Leave out all pictures and return, exactly as written, the lines from the line containing "Clone this chart in D3.js." to the line containing "10, 10, 9];", both ends kept.
** begin SUPPLIED INFORMATION **
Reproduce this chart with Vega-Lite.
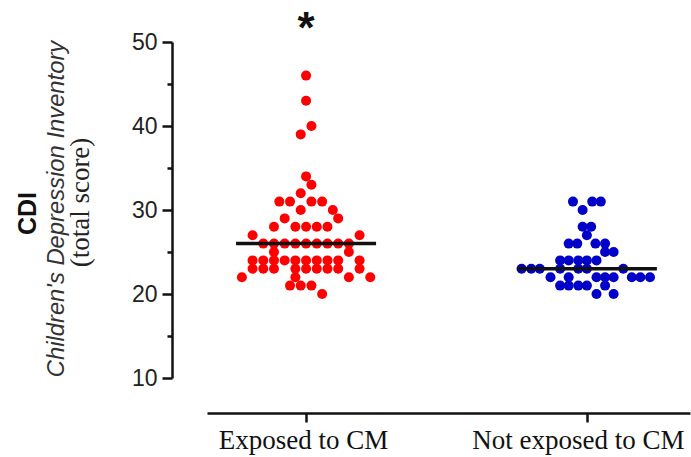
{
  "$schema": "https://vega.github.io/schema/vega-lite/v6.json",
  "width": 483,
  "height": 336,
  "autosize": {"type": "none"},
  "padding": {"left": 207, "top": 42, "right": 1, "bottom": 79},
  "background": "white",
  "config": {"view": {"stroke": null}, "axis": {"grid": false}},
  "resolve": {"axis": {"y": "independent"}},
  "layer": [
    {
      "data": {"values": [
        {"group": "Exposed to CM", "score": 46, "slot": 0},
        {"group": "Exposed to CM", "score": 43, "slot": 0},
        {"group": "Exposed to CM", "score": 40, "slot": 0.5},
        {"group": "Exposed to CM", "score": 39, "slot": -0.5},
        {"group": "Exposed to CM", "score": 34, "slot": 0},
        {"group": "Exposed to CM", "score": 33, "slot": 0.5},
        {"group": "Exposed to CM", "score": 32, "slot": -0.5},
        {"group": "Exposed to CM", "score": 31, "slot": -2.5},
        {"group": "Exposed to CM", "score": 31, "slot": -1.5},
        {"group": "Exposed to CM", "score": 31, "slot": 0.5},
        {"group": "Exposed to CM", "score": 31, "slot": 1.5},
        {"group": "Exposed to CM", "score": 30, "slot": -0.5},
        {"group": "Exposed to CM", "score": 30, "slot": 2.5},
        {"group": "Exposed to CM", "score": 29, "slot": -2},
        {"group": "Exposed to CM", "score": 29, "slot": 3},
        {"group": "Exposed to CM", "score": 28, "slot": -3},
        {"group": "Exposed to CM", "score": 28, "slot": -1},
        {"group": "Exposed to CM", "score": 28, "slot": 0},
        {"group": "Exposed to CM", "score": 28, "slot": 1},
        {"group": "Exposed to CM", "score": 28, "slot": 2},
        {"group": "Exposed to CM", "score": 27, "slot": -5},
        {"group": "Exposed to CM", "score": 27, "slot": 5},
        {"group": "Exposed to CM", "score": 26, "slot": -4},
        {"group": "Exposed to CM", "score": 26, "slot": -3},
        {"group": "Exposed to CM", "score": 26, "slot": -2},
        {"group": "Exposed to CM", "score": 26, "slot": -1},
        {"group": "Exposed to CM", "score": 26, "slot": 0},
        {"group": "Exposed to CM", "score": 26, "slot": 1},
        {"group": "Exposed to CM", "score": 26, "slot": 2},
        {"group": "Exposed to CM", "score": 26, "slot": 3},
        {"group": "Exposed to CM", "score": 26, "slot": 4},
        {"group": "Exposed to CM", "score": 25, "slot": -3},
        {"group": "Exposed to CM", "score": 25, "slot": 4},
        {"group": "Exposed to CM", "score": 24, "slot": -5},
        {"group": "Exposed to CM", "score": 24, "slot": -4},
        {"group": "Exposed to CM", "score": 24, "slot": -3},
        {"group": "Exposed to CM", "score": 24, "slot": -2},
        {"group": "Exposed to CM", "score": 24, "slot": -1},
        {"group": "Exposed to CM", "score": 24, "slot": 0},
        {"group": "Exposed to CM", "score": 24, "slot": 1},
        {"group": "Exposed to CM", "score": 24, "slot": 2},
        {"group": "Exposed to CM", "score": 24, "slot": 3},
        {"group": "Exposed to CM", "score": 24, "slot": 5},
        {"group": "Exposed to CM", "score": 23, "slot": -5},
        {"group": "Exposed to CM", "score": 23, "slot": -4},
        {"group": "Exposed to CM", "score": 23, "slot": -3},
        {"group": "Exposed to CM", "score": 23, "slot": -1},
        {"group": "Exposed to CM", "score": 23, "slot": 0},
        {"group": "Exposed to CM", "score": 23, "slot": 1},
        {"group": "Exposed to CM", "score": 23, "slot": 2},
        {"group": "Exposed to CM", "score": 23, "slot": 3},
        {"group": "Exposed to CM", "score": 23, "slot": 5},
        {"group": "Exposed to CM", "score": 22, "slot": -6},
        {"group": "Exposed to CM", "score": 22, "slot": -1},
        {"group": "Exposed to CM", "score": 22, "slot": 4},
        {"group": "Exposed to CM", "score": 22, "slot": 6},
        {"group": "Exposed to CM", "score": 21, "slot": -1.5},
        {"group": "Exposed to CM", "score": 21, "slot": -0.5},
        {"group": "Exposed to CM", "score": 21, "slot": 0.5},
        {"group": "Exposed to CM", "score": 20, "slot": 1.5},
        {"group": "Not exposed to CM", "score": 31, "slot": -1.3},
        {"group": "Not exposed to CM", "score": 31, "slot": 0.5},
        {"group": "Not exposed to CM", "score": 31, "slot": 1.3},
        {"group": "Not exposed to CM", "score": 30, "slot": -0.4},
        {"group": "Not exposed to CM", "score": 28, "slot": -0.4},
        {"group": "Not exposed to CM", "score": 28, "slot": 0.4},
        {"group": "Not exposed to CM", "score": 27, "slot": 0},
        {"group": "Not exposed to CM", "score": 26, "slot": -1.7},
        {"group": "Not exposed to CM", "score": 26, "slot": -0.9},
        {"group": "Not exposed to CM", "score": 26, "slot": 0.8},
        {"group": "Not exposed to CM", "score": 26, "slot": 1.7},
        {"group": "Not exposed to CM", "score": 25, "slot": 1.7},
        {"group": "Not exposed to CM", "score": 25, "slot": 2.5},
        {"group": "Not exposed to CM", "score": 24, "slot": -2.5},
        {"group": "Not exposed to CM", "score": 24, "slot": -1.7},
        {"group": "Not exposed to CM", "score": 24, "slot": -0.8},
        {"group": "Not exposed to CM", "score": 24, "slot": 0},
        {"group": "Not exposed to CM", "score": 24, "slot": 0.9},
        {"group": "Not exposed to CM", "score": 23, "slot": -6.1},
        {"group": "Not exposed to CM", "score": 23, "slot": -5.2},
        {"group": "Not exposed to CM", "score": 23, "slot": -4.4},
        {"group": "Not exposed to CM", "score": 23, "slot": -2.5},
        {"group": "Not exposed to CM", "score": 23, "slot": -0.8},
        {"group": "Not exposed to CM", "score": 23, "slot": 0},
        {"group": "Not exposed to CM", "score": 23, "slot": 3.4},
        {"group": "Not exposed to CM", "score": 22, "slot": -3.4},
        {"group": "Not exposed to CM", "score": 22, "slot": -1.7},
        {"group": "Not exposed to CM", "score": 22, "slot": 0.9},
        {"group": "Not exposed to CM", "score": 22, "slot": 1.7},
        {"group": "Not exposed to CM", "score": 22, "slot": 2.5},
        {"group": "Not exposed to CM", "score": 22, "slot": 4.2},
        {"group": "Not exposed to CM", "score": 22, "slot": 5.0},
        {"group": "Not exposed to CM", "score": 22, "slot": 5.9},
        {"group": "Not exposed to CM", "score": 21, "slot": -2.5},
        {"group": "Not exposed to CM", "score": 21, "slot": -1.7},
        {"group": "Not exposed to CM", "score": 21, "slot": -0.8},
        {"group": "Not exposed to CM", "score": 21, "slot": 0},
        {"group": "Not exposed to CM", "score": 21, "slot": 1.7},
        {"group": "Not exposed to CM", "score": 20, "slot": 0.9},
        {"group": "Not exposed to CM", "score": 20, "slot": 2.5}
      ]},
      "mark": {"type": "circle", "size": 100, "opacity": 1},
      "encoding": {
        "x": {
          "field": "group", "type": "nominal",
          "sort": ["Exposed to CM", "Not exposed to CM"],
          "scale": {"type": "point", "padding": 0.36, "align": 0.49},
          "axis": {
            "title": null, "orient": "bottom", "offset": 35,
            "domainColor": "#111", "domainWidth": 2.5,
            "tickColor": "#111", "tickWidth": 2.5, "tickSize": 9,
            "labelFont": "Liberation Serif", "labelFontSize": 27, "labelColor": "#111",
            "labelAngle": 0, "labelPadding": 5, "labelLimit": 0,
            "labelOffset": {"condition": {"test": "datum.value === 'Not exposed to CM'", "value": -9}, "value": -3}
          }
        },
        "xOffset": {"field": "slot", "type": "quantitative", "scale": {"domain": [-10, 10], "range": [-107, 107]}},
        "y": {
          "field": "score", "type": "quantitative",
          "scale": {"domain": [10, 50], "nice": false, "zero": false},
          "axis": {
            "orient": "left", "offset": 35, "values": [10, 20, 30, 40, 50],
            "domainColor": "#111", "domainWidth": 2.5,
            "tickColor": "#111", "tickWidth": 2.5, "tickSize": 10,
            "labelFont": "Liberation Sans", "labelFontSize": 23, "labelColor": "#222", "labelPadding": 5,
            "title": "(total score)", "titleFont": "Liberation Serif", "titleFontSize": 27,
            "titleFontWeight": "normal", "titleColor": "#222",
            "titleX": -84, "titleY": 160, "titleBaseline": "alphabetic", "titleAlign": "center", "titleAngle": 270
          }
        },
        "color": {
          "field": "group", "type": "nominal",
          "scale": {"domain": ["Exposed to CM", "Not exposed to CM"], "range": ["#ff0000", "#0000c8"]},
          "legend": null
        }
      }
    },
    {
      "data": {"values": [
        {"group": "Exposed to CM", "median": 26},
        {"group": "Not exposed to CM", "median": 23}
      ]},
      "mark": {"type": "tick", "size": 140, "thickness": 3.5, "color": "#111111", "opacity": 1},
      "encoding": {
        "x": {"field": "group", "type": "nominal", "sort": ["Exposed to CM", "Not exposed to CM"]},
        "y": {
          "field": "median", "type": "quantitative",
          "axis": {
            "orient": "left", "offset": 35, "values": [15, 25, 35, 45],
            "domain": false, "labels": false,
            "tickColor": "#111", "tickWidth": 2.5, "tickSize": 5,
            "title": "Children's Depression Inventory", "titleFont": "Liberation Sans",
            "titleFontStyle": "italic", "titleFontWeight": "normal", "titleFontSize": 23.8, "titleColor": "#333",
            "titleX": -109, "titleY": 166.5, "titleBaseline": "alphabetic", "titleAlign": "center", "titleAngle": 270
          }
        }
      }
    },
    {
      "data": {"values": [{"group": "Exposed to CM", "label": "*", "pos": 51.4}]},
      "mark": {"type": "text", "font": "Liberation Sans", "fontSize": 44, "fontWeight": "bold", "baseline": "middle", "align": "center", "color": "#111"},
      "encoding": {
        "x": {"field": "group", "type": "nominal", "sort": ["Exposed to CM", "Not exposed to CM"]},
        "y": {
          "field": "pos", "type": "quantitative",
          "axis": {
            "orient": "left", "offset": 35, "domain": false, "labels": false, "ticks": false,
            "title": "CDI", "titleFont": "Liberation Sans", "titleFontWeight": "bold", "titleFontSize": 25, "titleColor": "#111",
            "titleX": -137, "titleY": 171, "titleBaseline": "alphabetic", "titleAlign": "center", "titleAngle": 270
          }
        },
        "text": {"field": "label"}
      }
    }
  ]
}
** end SUPPLIED INFORMATION **
** begin SUPPLIED INFORMATION **
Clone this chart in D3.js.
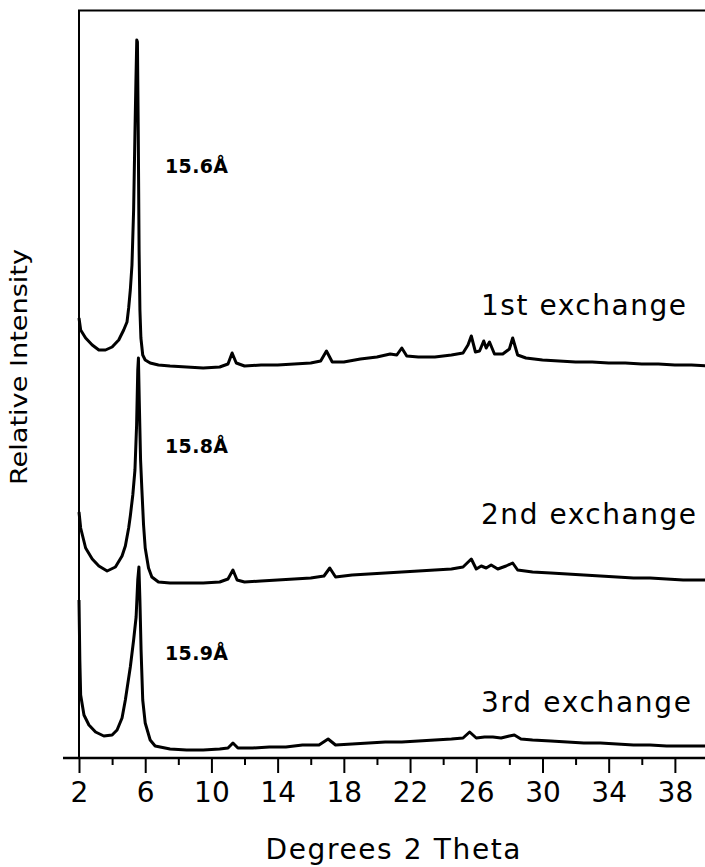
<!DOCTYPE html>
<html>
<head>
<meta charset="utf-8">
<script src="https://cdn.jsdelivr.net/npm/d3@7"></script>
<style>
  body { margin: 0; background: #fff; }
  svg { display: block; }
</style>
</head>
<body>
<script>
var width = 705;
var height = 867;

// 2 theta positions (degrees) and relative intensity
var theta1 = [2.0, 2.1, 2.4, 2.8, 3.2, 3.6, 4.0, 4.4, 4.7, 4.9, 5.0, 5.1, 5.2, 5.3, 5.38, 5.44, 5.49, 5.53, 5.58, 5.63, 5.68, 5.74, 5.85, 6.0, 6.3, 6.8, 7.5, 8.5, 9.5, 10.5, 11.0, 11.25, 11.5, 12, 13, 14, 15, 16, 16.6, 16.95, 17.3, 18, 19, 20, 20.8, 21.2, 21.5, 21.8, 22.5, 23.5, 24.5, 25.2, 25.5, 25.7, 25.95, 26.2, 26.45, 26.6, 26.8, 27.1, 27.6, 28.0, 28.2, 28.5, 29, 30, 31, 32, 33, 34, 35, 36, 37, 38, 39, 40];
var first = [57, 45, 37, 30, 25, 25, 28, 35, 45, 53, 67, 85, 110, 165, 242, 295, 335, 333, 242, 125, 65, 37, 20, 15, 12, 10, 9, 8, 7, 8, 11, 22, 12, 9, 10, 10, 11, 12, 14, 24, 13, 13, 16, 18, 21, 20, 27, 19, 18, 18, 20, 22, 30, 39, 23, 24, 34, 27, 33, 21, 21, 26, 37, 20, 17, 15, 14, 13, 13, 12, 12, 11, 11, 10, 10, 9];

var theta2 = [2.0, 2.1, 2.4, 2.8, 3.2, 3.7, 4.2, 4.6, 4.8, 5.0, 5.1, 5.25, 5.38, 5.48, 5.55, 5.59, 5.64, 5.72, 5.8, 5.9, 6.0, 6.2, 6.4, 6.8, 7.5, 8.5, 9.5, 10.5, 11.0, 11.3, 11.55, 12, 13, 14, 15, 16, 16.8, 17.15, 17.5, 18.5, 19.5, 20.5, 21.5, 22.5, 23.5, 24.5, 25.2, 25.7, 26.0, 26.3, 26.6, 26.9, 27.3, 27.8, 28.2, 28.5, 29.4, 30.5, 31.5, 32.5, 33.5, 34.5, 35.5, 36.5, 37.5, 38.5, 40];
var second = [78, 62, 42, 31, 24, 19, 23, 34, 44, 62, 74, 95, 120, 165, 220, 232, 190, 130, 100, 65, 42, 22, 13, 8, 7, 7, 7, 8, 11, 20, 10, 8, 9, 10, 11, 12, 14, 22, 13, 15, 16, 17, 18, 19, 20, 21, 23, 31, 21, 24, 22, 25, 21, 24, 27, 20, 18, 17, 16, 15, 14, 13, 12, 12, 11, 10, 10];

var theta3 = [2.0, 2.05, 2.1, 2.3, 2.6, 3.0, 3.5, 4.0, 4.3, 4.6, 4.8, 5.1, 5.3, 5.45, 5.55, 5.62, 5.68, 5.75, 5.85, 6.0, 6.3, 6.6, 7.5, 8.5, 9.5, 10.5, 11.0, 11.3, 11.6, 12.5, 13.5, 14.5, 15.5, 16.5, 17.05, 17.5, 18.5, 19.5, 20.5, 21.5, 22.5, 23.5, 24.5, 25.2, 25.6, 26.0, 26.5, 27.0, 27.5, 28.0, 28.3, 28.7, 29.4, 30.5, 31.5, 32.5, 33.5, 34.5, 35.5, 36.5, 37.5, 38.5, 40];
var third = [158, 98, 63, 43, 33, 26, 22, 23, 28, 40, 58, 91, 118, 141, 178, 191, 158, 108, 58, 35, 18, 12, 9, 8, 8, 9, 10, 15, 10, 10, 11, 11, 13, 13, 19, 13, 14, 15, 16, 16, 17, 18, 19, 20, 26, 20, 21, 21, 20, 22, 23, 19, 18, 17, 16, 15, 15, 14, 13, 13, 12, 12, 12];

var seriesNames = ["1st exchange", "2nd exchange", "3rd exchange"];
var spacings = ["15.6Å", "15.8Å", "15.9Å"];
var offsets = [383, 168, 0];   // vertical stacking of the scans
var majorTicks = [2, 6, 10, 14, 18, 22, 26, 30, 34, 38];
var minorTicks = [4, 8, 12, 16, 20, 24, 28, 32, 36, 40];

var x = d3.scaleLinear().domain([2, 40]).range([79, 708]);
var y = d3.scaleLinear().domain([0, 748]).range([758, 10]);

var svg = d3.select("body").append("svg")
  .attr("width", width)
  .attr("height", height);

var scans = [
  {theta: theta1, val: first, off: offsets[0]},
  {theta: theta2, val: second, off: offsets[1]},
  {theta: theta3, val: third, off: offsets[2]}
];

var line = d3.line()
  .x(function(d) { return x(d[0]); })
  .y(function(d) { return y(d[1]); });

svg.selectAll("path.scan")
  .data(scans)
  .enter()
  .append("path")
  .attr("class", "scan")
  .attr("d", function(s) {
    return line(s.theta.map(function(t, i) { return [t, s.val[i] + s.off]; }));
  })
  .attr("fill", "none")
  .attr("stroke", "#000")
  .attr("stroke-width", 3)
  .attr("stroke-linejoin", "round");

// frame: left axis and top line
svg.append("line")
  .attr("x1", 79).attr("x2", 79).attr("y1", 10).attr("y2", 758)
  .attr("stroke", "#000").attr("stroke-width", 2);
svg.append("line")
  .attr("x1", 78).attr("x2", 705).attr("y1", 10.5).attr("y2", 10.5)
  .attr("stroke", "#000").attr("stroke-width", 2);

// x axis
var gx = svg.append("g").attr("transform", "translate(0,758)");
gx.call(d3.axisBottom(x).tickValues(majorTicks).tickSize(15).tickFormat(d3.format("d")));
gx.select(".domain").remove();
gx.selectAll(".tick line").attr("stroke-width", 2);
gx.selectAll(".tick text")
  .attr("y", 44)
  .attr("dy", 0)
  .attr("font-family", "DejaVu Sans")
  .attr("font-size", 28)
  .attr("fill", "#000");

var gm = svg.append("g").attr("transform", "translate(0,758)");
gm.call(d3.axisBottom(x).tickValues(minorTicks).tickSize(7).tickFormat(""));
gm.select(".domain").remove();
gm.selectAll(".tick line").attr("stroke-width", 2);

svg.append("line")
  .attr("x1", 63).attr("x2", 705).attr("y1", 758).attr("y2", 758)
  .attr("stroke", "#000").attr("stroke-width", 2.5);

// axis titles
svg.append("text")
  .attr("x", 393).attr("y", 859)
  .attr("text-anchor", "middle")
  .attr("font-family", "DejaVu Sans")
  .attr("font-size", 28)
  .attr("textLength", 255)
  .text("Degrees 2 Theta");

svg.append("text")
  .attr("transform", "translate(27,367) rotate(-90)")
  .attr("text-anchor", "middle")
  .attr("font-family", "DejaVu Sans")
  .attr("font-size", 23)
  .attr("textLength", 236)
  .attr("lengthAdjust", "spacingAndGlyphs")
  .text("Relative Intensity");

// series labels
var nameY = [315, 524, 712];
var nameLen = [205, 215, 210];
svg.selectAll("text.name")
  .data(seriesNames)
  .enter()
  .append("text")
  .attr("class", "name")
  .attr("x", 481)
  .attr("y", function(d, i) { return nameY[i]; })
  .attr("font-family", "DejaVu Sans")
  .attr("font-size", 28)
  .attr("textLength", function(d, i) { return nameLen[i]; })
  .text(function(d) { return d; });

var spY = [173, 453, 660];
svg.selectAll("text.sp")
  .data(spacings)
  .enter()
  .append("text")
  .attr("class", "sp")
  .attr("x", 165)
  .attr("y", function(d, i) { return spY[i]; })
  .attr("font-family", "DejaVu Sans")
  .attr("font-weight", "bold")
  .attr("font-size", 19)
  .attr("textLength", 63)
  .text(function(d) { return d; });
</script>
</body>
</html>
** end SUPPLIED INFORMATION **
#### CORRECT RESULT
Clone this chart in D3.js.
<!DOCTYPE html>
<html>
<head>
<meta charset="utf-8">
<script src="https://cdn.jsdelivr.net/npm/d3@7"></script>
<style>
  body { margin: 0; background: #fff; }
  svg { display: block; }
</style>
</head>
<body>
<script>
var width = 705;
var height = 867;

// 2 theta positions (degrees) and relative intensity
var theta1 = [2.0, 2.1, 2.4, 2.8, 3.2, 3.6, 4.0, 4.4, 4.7, 4.9, 5.0, 5.1, 5.2, 5.3, 5.38, 5.44, 5.49, 5.53, 5.58, 5.63, 5.68, 5.74, 5.85, 6.0, 6.3, 6.8, 7.5, 8.5, 9.5, 10.5, 11.0, 11.25, 11.5, 12, 13, 14, 15, 16, 16.6, 16.95, 17.3, 18, 19, 20, 20.8, 21.2, 21.5, 21.8, 22.5, 23.5, 24.5, 25.2, 25.5, 25.7, 25.95, 26.2, 26.45, 26.6, 26.8, 27.1, 27.6, 28.0, 28.2, 28.5, 29, 30, 31, 32, 33, 34, 35, 36, 37, 38, 39, 40];
var first = [57, 45, 37, 30, 25, 25, 28, 35, 45, 53, 67, 85, 110, 165, 242, 295, 335, 333, 242, 125, 65, 37, 20, 15, 12, 10, 9, 8, 7, 8, 11, 22, 12, 9, 10, 10, 11, 12, 14, 24, 13, 13, 16, 18, 21, 20, 27, 19, 18, 18, 20, 22, 30, 39, 23, 24, 34, 27, 33, 21, 21, 26, 37, 20, 17, 15, 14, 13, 13, 12, 12, 11, 11, 10, 10, 9];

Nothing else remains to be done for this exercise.